**Exercise:** Repeat what the lines below say, word for word, and skip every image.

**Given material:**
▬▬▬▬▬▬

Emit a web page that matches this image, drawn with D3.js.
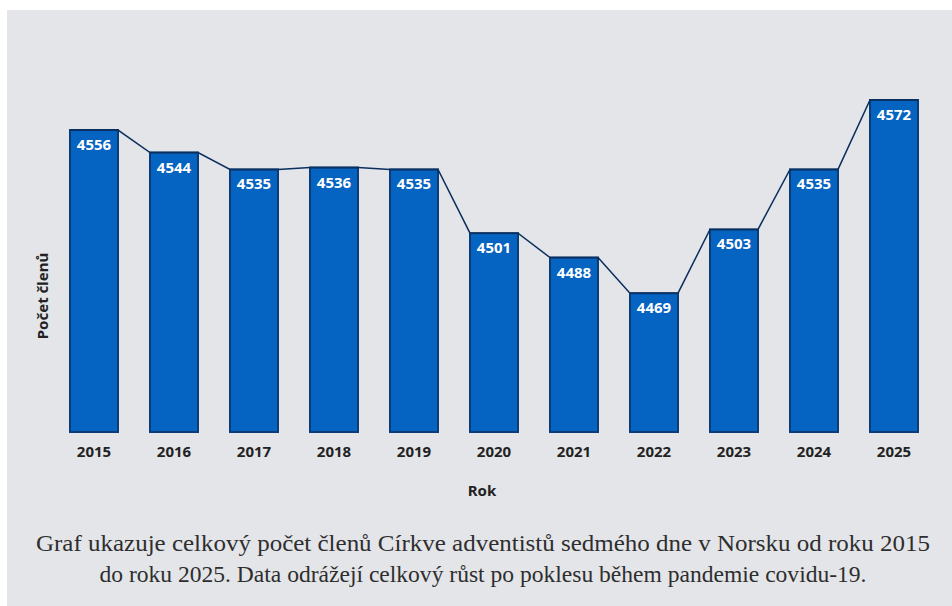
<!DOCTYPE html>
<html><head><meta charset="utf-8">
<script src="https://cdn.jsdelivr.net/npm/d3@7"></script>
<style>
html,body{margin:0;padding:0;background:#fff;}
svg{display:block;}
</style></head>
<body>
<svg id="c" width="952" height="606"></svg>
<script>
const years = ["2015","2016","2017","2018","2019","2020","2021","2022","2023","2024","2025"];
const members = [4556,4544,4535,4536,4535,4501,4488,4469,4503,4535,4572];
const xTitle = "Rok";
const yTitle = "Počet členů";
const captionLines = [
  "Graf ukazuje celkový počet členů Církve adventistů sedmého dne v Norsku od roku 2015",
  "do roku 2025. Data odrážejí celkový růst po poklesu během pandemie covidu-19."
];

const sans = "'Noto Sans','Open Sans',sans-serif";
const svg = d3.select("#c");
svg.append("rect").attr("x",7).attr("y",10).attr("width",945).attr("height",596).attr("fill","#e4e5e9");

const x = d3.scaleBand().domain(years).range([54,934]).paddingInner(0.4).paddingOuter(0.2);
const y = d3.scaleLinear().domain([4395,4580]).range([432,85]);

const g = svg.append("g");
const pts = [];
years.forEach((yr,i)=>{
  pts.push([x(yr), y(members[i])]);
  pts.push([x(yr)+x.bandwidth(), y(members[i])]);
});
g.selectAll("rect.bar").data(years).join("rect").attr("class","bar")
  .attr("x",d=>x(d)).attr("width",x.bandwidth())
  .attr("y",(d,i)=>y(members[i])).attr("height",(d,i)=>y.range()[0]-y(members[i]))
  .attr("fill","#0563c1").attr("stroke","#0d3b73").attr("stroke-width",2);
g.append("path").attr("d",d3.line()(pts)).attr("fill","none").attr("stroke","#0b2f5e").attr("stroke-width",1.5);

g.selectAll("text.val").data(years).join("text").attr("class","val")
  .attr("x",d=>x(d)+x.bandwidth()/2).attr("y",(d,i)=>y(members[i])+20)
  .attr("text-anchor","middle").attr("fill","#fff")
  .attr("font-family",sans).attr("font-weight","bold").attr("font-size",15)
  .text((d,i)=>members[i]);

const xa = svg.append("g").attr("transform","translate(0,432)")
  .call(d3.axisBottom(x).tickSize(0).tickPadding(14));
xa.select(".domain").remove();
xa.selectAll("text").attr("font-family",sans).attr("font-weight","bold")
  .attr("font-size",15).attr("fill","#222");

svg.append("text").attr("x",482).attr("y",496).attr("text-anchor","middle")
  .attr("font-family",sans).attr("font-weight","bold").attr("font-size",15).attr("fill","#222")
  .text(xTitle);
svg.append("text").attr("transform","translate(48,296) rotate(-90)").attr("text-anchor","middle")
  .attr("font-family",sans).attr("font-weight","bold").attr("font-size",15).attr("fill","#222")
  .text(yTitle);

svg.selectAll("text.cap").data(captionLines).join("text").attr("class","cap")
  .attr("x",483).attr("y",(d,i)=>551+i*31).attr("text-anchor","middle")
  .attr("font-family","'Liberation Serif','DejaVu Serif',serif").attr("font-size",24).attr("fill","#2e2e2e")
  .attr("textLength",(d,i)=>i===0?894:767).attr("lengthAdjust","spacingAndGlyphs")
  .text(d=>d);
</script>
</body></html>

▬▬▬▬▬▬

**Response to the exercise:**
Emit a web page that matches this image, drawn with D3.js.
<!DOCTYPE html>
<html><head><meta charset="utf-8">
<script src="https://cdn.jsdelivr.net/npm/d3@7"></script>
<style>
html,body{margin:0;padding:0;background:#fff;}
svg{display:block;}
</style></head>
<body>
<svg id="c" width="952" height="606"></svg>
<script>
const years = ["2015","2016","2017","2018","2019","2020","2021","2022","2023","2024","2025"];
const members = [4556,4544,4535,4536,4535,4501,4488,4469,4503,4535,4572];
const xTitle = "Rok";
const yTitle = "Počet členů";
const captionLines = [
  "Graf ukazuje celkový počet členů Církve adventistů sedmého dne v Norsku od roku 2015",
  "do roku 2025. Data odrážejí celkový růst po poklesu během pandemie covidu-19."
];

const sans = "'Noto Sans','Open Sans',sans-serif";
const svg = d3.select("#c");
svg.append("rect").attr("x",7).attr("y",10).attr("width",945).attr("height",596).attr("fill","#e4e5e9");

const x = d3.scaleBand().domain(years).range([54,934]).paddingInner(0.4).paddingOuter(0.2);
const y = d3.scaleLinear().domain([4395,4580]).range([432,85]);

const g = svg.append("g");
const pts = [];
years.forEach((yr,i)=>{
  pts.push([x(yr), y(members[i])]);
  pts.push([x(yr)+x.bandwidth(), y(members[i])]);
});
g.selectAll("rect.bar").data(years).join("rect").attr("class","bar")
  .attr("x",d=>x(d)).attr("width",x.bandwidth())
  .attr("y",(d,i)=>y(members[i])).attr("height",(d,i)=>y.range()[0]-y(members[i]))
  .attr("fill","#0563c1").attr("stroke","#0d3b73").attr("stroke-width",2);
g.append("path").attr("d",d3.line()(pts)).attr("fill","none").attr("stroke","#0b2f5e").attr("stroke-width",1.5);

g.selectAll("text.val").data(years).join("text").attr("class","val")
  .attr("x",d=>x(d)+x.bandwidth()/2).attr("y",(d,i)=>y(members[i])+20)
  .attr("text-anchor","middle").attr("fill","#fff")
  .attr("font-family",sans).attr("font-weight","bold").attr("font-size",15)
  .text((d,i)=>members[i]);

const xa = svg.append("g").attr("transform","translate(0,432)")
  .call(d3.axisBottom(x).tickSize(0).tickPadding(14));
xa.select(".domain").remove();
xa.selectAll("text").attr("font-family",sans).attr("font-weight","bold")
  .attr("font-size",15).attr("fill","#222");

svg.append("text").attr("x",482).attr("y",496).attr("text-anchor","middle")
  .attr("font-family",sans).attr("font-weight","bold").attr("font-size",15).attr("fill","#222")
  .text(xTitle);
svg.append("text").attr("transform","translate(48,296) rotate(-90)").attr("text-anchor","middle")
  .attr("font-family",sans).attr("font-weight","bold").attr("font-size",15).attr("fill","#222")
  .text(yTitle);

svg.selectAll("text.cap").data(captionLines).join("text").attr("class","cap")
  .attr("x",483).attr("y",(d,i)=>551+i*31).attr("text-anchor","middle")
  .attr("font-family","'Liberation Serif','DejaVu Serif',serif").attr("font-size",24).attr("fill","#2e2e2e")
  .attr("textLength",(d,i)=>i===0?894:767).attr("lengthAdjust","spacingAndGlyphs")
  .text(d=>d);
</script>
</body></html>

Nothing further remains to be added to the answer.